This morning, The Queen pressed the button to give over 40,000 runners the go-ahead to start the annual London Marathon, on what would turn out to be the hottest marathon on record.
Standing in front of the round tower at the castle, Her Majesty smiled as she pressed the starting button and the runners passed under the starting banner from the beginning of the course in Greenwich. This came just hours after she celebrated her 92nd birthday with a concert at the Royal Albert Hall in central London.
Sir John Spurling, Chairman of London Marathon Events Ltd, said: “We are deeply honoured that Her Majesty The Queen has accepted the invitation to start the 2018 London Marathon.”

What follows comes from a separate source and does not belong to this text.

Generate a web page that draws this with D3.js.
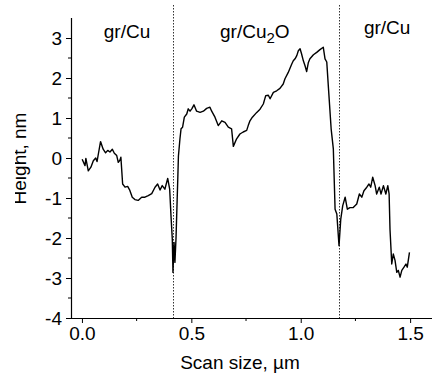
<!DOCTYPE html>
<html>
<head>
<meta charset="utf-8">
<script src="https://cdn.jsdelivr.net/npm/d3@7"></script>
<style>
  html, body { margin: 0; padding: 0; background: #fff; }
  svg { display: block; font-family: "Liberation Sans", Arial, sans-serif; }
</style>
</head>
<body>
<svg id="chart" width="439" height="383"></svg>
<script>
// Scan position (µm)
const scanX = [0.001,0.014,0.018,0.029,0.041,0.052,0.063,0.069,0.075,0.085,0.097,0.108,0.118,0.128,0.139,0.148,0.159,0.166,0.174,0.178,
  0.186,0.197,0.209,0.219,0.230,0.242,0.257,0.273,0.288,0.303,0.319,0.334,0.346,0.357,0.367,0.379,0.392,0.401,0.407,0.413,
  0.416,0.421,0.425,0.430,0.438,0.441,0.448,0.453,0.460,0.468,0.479,0.486,0.494,0.502,0.512,0.524,0.540,0.555,0.570,0.585,
  0.593,0.608,0.623,0.639,0.654,0.669,0.684,0.692,0.707,0.722,0.737,0.753,0.760,0.768,0.779,0.799,0.814,0.829,0.840,0.852,
  0.860,0.875,0.890,0.905,0.920,0.928,0.943,0.959,0.966,0.974,0.982,0.989,0.997,1.004,1.012,1.020,1.027,1.035,1.042,1.058,
  1.073,1.088,1.103,1.111,1.119,1.126,1.139,1.149,1.157,1.165,1.175,1.183,1.192,1.203,1.213,1.225,1.240,1.256,1.268,1.279,
  1.289,1.302,1.312,1.320,1.329,1.340,1.347,1.359,1.367,1.378,1.389,1.398,1.404,1.408,1.416,1.423,1.431,1.439,1.446,1.454,
  1.462,1.472,1.481,1.487,1.497];
// Height (nm)
const heightNm = [-0.03,-0.19,-0.01,-0.32,-0.23,-0.07,0.00,-0.09,0.10,0.41,0.22,0.13,0.19,0.15,0.22,0.12,0.06,-0.11,-0.05,0.02,
  -0.65,-0.73,-0.71,-0.81,-0.98,-1.04,-1.06,-0.98,-0.98,-0.94,-0.89,-0.73,-0.65,-0.80,-0.69,-0.78,-0.51,-0.78,-1.44,-2.03,
  -2.86,-2.11,-2.61,-2.00,-0.53,0.05,0.48,0.73,0.77,1.02,1.10,1.23,1.17,1.23,1.33,1.17,1.14,1.17,1.24,1.27,
  1.17,1.02,0.81,0.93,0.89,0.77,0.73,0.29,0.48,0.60,0.65,0.69,0.81,0.93,1.02,1.14,1.22,1.35,1.56,1.57,
  1.48,1.64,1.68,1.74,1.85,1.98,2.14,2.35,2.43,2.48,2.56,2.68,2.73,2.60,2.43,2.30,2.16,2.39,2.48,2.58,
  2.64,2.71,2.77,2.48,2.40,1.81,0.73,0.23,-1.28,-1.40,-2.19,-1.53,-1.19,-0.98,-1.28,-1.24,-1.24,-1.15,-0.90,-0.98,
  -0.82,-0.73,-0.65,-0.73,-0.48,-0.69,-0.90,-0.73,-0.90,-0.69,-0.90,-0.69,-0.90,-1.78,-2.65,-2.40,-2.56,-2.86,-2.81,-2.98,
  -2.81,-2.73,-2.65,-2.73,-2.36];

const xTicks = [0.0, 0.5, 1.0, 1.5];
const xMinorTicks = [0.25, 0.75, 1.25];
const yTicks = [-4, -3, -2, -1, 0, 1, 2, 3];
const yMinorTicks = [-3.5, -2.5, -1.5, -0.5, 0.5, 1.5, 2.5];
const dividers = [0.416, 1.177];
const regionLabels = [
  { x: 0.206, main: "gr/Cu", sub: "", tail: "", y: 3.0 },
  { x: 0.790, main: "gr/Cu", sub: "2", tail: "O", y: 3.0 },
  { x: 1.395, main: "gr/Cu", sub: "", tail: "", y: 3.1 }
];

(function () {
const svg = d3.select("#chart");
const mLeft = 71, mRight = 432, mTop = 18, mBottom = 318;
const x = d3.scaleLinear().domain([-0.05, 1.6]).range([mLeft, mRight]);
const y = d3.scaleLinear().domain([-4, 3.5]).range([mBottom, mTop]);

const fontSize = 19;

// divider dotted lines
svg.selectAll("line.div").data(dividers).enter().append("line")
  .attr("x1", d => Math.round(x(d)) + 0.5).attr("x2", d => Math.round(x(d)) + 0.5)
  .attr("y1", 5).attr("y2", mBottom)
  .attr("stroke", "#333").attr("stroke-width", 1).attr("stroke-dasharray", "1.5,1.5");

// axes
const xAxis = d3.axisBottom(x).tickValues(xTicks).tickFormat(d3.format(".1f")).tickSize(5).tickPadding(4);
const yAxis = d3.axisLeft(y).tickValues(yTicks).tickFormat(d => d < 0 ? "-" + Math.abs(d) : d).tickSize(5).tickPadding(4);

const gx = svg.append("g").attr("transform", `translate(0,${mBottom})`).call(xAxis);
const gy = svg.append("g").attr("transform", `translate(${mLeft},0)`).call(yAxis);
[gx, gy].forEach(g => {
  g.select(".domain").attr("stroke", "#000").attr("stroke-width", 1.2);
  g.selectAll(".tick line").attr("stroke", "#000").attr("stroke-width", 1);
  g.selectAll(".tick text").attr("fill", "#000").style("font-size", fontSize + "px")
    .style("font-family", '"Liberation Sans", Arial, sans-serif');
});
gx.select(".domain").attr("d", `M${mLeft},0.5H${mRight}`);
gy.select(".domain").attr("d", `M0.5,${mBottom}V${mTop}`);

// minor ticks
svg.append("g").selectAll("line").data(xMinorTicks).enter().append("line")
  .attr("x1", d => x(d)).attr("x2", d => x(d))
  .attr("y1", mBottom).attr("y2", mBottom + 3).attr("stroke", "#000");
svg.append("g").selectAll("line").data(yMinorTicks).enter().append("line")
  .attr("x1", mLeft - 3).attr("x2", mLeft)
  .attr("y1", d => y(d)).attr("y2", d => y(d)).attr("stroke", "#000");

// data line
const pts = scanX.map((v, i) => [v, heightNm[i]]);
svg.append("path").datum(pts)
  .attr("fill", "none").attr("stroke", "#000").attr("stroke-width", 1.4)
  .attr("stroke-linejoin", "round")
  .attr("d", d3.line().x(d => x(d[0])).y(d => y(d[1])));

// region labels
regionLabels.forEach(r => {
  const t = svg.append("text").attr("x", x(r.x)).attr("y", y(r.y))
    .attr("text-anchor", "middle").style("font-size", fontSize + "px").attr("fill", "#000");
  t.append("tspan").text(r.main);
  if (r.sub) {
    t.append("tspan").attr("dy", 5).style("font-size", "15px").text(r.sub);
    t.append("tspan").attr("dy", -5).text(r.tail);
  }
});

// axis titles
svg.append("text").attr("x", 240).attr("y", 369).attr("text-anchor", "middle")
  .style("font-size", fontSize + "px").attr("fill", "#000").text("Scan size, µm");

svg.append("clipPath").attr("id", "ylabclip").append("rect")
  .attr("x", 15).attr("y", 0).attr("width", 60).attr("height", 383);
svg.append("g").attr("clip-path", "url(#ylabclip)")
  .append("text").attr("transform", "translate(25.5,158.5) rotate(-90)")
  .attr("text-anchor", "middle").style("font-size", fontSize + "px").attr("fill", "#000")
  .text("Height, nm");
})();
</script>
</body>
</html>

“Especially as this will happen 110 years after the 1908 Olympic Marathon was started at Windsor Castle by the then Princess Mary, grandmother to The Queen.”
As The Queen stood on the podium in the quadrangle of Windsor Castle, where she has been since last week during the CHOGM meetings, Prince Harry was spotted mingling with the runners at the other end of the course, on the Mall outside Buckingham Palace.
Harry was photographed shaking hands with first aiders from St John’s Ambulance, meeting the winners of the wheelchair races, and preparing to hand out medals and trophies to the runners later in the day. The former army captain is patron of the London Marathon Charitable Trust, which funds projects that increase participation in sport, physical activity and play. The trust has awarded grants totalling more than £68 million to over 1,200 organisations.
Her Majesty reportedly watches the race each year.
In 1908, Italian athlete Dorando Pietri crossed the finish line first, and The Queen today met representatives of his former athletics club, Salati Paola Sports Club, who brought the original trophy that he won for her to see.
British athlete Mo Farrah – who was made a knight last year – eventually smashed the existing British marathon record, coming third overall behind two Kenyan athletes, on what was his first competitive London marathon.